Figure scripts

#####

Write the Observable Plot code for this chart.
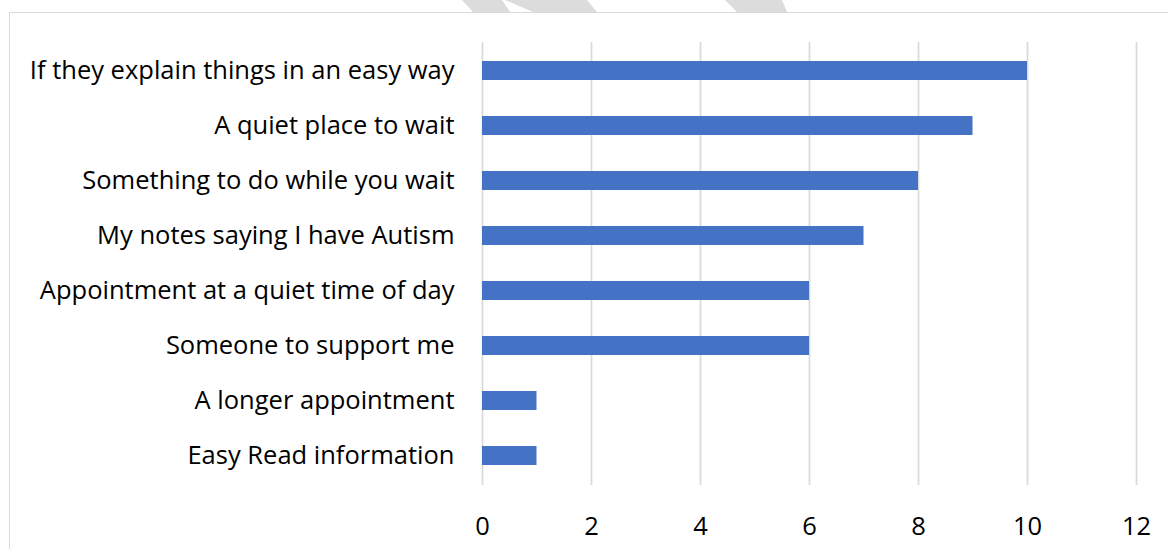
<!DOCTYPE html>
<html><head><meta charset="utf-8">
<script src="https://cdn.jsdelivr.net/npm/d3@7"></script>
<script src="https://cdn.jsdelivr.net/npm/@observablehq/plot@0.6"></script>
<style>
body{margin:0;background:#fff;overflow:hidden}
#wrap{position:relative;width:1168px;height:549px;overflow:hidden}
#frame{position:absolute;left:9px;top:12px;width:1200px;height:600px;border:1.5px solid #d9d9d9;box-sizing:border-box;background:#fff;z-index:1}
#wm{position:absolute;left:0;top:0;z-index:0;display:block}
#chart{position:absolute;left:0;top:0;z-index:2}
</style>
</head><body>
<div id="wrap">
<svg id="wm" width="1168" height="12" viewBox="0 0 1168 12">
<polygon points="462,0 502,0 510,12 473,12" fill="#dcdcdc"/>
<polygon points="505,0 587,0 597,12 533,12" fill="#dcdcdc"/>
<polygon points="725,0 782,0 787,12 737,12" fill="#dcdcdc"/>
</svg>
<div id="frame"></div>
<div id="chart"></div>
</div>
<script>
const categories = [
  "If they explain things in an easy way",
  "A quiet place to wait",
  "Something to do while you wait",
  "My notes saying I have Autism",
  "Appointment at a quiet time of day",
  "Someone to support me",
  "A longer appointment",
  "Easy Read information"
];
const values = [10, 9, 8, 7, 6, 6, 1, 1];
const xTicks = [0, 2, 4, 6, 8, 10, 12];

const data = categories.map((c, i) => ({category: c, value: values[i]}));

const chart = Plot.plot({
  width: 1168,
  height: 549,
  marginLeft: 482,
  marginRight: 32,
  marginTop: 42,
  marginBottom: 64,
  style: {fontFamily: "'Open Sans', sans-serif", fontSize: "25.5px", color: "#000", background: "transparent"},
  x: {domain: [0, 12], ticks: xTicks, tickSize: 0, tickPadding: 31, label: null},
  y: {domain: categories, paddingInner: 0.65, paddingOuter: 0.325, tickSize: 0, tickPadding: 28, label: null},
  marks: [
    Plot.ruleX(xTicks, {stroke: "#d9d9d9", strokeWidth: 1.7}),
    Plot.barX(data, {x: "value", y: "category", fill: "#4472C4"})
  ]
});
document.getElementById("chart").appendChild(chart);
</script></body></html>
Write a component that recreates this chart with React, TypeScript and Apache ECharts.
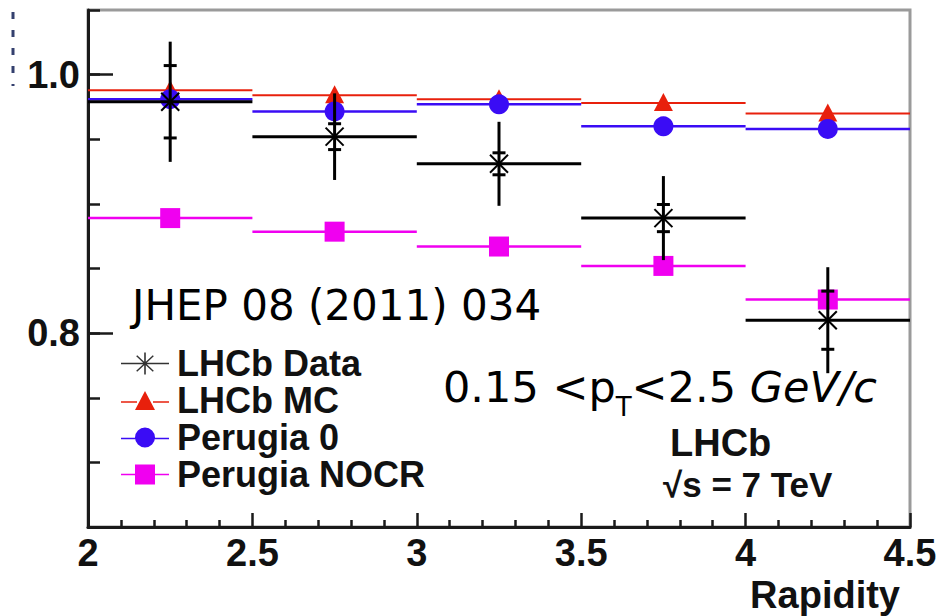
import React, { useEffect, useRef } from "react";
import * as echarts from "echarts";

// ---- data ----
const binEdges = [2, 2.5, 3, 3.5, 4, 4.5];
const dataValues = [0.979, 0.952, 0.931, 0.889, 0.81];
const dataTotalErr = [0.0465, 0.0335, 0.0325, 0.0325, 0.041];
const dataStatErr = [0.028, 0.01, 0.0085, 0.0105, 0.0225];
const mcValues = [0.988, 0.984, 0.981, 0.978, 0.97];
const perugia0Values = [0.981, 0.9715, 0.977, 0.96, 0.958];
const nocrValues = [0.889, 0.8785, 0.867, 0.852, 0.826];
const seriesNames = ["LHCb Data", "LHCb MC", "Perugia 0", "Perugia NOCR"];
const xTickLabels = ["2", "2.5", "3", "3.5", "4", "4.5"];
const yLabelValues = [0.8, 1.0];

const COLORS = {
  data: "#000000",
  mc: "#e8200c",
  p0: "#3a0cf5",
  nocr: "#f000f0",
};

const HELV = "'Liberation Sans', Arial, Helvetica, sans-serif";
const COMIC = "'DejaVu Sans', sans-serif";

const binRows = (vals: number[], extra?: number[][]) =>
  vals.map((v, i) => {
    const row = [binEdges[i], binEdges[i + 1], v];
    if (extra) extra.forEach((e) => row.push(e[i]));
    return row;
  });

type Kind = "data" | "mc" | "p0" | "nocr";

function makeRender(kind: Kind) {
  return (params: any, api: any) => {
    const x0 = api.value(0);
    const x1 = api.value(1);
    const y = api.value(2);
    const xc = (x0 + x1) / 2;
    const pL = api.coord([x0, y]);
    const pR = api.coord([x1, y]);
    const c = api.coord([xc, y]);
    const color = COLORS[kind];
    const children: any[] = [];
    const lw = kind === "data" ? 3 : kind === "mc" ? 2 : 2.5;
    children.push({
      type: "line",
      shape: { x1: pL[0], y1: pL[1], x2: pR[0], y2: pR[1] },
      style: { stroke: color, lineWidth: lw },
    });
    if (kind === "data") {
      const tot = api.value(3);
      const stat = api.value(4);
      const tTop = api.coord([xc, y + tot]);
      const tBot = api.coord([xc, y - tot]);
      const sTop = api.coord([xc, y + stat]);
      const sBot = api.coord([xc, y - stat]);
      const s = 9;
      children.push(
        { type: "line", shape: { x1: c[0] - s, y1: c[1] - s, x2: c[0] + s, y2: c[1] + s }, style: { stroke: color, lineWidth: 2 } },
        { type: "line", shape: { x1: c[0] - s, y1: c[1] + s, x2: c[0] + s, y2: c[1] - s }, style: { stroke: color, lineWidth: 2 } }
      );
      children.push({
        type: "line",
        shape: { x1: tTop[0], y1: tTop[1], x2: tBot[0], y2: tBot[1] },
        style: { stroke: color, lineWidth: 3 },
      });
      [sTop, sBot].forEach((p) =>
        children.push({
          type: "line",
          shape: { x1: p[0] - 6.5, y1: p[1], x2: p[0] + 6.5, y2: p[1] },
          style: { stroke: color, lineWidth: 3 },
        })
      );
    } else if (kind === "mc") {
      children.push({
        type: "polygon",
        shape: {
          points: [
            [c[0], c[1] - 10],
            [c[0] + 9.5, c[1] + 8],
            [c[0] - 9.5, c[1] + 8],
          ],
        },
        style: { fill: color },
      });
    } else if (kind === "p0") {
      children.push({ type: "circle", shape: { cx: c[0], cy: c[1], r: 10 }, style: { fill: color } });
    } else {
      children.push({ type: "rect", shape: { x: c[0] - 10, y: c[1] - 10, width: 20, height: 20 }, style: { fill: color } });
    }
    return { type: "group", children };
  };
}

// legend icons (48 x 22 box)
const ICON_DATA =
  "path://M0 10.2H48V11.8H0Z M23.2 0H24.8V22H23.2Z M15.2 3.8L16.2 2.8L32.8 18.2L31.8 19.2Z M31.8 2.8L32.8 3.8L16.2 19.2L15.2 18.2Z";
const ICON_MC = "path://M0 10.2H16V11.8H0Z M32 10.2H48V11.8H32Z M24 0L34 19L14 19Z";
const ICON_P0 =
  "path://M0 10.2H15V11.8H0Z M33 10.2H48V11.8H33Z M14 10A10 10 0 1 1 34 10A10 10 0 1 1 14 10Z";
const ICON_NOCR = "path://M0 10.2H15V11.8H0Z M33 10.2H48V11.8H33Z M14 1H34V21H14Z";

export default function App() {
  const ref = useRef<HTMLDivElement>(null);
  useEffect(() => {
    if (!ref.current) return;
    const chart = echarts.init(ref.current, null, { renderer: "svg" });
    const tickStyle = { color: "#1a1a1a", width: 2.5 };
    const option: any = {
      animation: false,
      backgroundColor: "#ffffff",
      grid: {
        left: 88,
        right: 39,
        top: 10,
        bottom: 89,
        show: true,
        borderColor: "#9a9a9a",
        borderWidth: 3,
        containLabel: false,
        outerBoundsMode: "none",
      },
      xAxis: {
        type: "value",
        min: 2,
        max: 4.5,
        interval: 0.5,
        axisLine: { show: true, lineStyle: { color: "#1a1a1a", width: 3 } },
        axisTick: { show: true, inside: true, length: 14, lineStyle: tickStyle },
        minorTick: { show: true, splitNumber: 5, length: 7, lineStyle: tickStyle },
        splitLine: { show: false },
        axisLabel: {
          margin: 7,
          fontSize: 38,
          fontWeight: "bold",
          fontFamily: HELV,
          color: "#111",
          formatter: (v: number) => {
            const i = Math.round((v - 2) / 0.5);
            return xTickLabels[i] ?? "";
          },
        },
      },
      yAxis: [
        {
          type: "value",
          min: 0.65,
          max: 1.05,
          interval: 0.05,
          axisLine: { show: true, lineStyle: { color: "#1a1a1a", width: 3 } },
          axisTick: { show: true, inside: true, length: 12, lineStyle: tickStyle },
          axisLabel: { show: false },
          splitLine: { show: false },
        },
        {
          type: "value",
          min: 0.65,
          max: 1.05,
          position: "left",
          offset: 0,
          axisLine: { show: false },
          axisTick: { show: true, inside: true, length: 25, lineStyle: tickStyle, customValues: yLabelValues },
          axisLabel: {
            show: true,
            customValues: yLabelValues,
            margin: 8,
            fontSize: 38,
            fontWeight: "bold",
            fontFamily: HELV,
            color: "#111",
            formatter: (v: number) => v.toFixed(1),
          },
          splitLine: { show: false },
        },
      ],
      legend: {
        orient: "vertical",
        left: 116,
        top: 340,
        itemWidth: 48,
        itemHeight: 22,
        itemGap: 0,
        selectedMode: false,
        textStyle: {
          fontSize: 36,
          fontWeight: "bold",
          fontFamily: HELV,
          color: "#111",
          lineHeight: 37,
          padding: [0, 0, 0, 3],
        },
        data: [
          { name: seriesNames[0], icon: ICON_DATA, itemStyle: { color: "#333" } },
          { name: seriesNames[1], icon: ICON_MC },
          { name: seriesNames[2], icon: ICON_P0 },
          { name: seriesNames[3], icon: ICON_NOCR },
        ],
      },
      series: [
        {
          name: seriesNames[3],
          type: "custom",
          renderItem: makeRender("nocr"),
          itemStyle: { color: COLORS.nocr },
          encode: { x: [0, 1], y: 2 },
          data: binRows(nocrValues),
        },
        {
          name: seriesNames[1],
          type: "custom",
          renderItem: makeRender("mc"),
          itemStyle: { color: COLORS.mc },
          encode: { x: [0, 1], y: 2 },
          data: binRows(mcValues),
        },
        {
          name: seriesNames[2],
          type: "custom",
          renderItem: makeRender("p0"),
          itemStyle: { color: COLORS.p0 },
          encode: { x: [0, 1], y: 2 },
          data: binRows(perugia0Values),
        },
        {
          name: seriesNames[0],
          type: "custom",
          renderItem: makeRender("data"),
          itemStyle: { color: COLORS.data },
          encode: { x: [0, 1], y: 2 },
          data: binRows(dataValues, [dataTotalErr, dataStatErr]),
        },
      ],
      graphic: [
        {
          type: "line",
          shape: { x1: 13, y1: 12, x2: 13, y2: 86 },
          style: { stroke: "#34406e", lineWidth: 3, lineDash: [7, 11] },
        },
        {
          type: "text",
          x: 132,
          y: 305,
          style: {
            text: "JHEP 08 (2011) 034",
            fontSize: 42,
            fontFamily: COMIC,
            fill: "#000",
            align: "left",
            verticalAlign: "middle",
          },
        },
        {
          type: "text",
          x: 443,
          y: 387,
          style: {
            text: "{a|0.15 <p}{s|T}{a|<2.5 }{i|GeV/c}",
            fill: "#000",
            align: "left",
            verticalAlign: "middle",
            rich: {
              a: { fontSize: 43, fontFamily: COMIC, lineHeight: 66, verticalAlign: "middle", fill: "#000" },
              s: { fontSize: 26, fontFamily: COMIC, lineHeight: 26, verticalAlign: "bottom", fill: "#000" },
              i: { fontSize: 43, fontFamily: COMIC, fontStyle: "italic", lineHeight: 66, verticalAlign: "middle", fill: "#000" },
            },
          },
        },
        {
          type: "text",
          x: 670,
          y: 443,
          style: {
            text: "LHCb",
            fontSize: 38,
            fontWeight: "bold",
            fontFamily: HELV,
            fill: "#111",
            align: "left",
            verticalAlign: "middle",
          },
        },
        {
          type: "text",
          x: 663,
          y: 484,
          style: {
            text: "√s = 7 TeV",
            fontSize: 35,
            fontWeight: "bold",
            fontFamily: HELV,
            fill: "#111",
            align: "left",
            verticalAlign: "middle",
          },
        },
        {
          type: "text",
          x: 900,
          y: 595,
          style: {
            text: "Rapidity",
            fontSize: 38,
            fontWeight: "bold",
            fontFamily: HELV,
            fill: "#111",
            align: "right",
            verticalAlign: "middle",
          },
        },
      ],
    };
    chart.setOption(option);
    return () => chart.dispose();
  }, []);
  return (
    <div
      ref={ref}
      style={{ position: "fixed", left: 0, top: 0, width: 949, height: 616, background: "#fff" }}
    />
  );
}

#####

_Aim of the exercise_
Which lines include "Write"? Copy each of them out.

_Task solution_
Write the Observable Plot code for this chart.
Write a component that recreates this chart with React, TypeScript and Apache ECharts.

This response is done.